Usually, the exchange makes the purchase or sales at the market price immediately after the stop price has been reached. In this case, the order is converted into a market order once the stop price is reached and done at the next available market price.
Traders use the stop order because they want to reduce the potential losses or shield their profits. It is important to note that though a stop order is set, it may not be filled even when the price target has been met, which is quite similar to a limit order in this aspect.
The same occurs because other traders may have set their stop order at a similar price target, and the exchange has to execute transactions based on a first come, first serve basis.
A stop order can either be a market order or a limit order.

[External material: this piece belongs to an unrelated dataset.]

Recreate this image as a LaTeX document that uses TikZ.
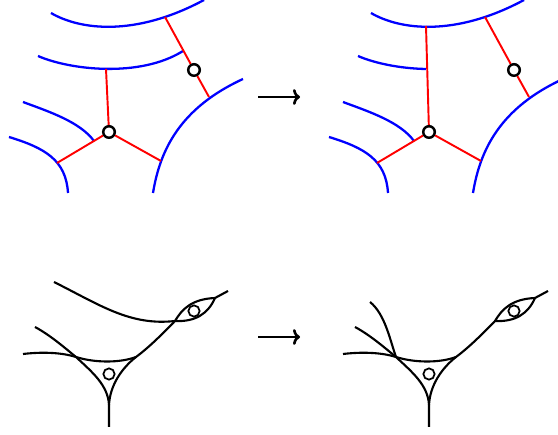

When the stop order chosen is a market order, it means that once the price of the crypto gets to the predefined target or the stop price, it is expected to be filled immediately. Stop market orders are designed to have their orders executed once a chosen price is attained.
Stop limit orders are not as simple as the aforementioned. In this case, transactions are not instantly executed once the set price is reached instead, it uses an advanced process.
As always, before opting for a type of stop order, it is essential to consider what you intend to achieve and do your due diligence. Bear in mind that this type of crypto order is usually on a first come first serve basis, meaning that your order may not be executed even if the conditions are met or it may partially be executed.